For instance, talk about the perceived benefits of remote working. In Surepayroll’s “State of Work Productivity Report,” they found that 65% of workers said they’d be more productive if they were allowed to work remote (this would be a good time, also, to remind them of that 13.5% fact mentioned above). Beyond the expected productivity boost is the clear morale boost: if workers think they’ll be this more productive, think what that implies for their workplace happiness.

A study from PGi found even more evidence to support the value of remote work. For one, 82% of people said remote work decreased their stress. Those surveyed also noticed improvements in morale, with 80% feeling better about their jobs when they could do them from a different place. 70% of workers said they were more productive when they worked from home. Most interestingly, 69% of those surveyed said offering remote work had reduced absenteeism. While that may initially sound odd, it’s ultimately the best argument for remote work there is: give your employees some freedom, and they'll be willing to do more for you.
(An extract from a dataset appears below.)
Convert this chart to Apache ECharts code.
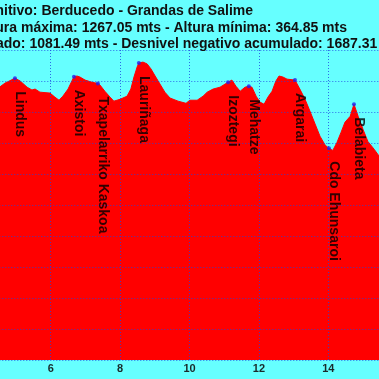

How to actually make it happen

To get that freedom, however, you’ll need to ask for it first. And asking for a big change in your work patterns is something you should plan, and execute, carefully. For one, the opportunity for remote work could help you be more productive. Two, if you show your boss you’ve researched this decision, they’re more likely to believe you want to work remote for productivity’s sake, and not just as an excuse to slack off.

Here are two sample email templates you can use in crafting your request-for-remote-work email to send to your boss, if you're looking to expand your remote work time.

Sample remote work request email 1:

Hi Nate,

Wanted to apologize for coming in under the weather last week. Hope nobody got sick, but I didn't want to miss out on finishing up that project. When I get going on a project, disrupting the momentum by even a day can really throw me off.

On that note, however, I was wondering if I could start working remote on days when I'm feeling under the weather. It serves the double purpose of letting me keep up the pace on whatever I'm doing, while also definitely avoiding the possibility anyone else might get sick.

Sample remote work request email 2:

Hi Nate,

Thanks again for the opportunity you've already given me to work remote. It's really beefed up my productivity on those days I have at home. Being in quiet, familiar surroundings makes ideation easier, and also makes it easier to maintain a solid pace of work.

I'm writing to ask if I could extend my remote work days to three a week. I think this would help me get even more done. There's often a change (however slight) in rhythm between my in-office days, and my remote work days. Working remote for three days a week would allow me to further maintain my productivity momentum.

I know allowing for this could be an imposition on the team schedule, and I'm happy to use whatever video conferencing software, or messaging software, is necessary for this plan to work. I'm even happy to research a few if you think that would be helpful!

Thanks for the remote work opportunities you've already given me, and I hope you'll be open to this one, too!

You may want to include some of the statistics mentioned in the post above, or even look up a few yourself, to support your case. If you can demonstrate the ways remote work can be a path to greater performance, you’ll not only be helping your case, You’ll be setting a precedent for other workers who could benefit from remote work, as well.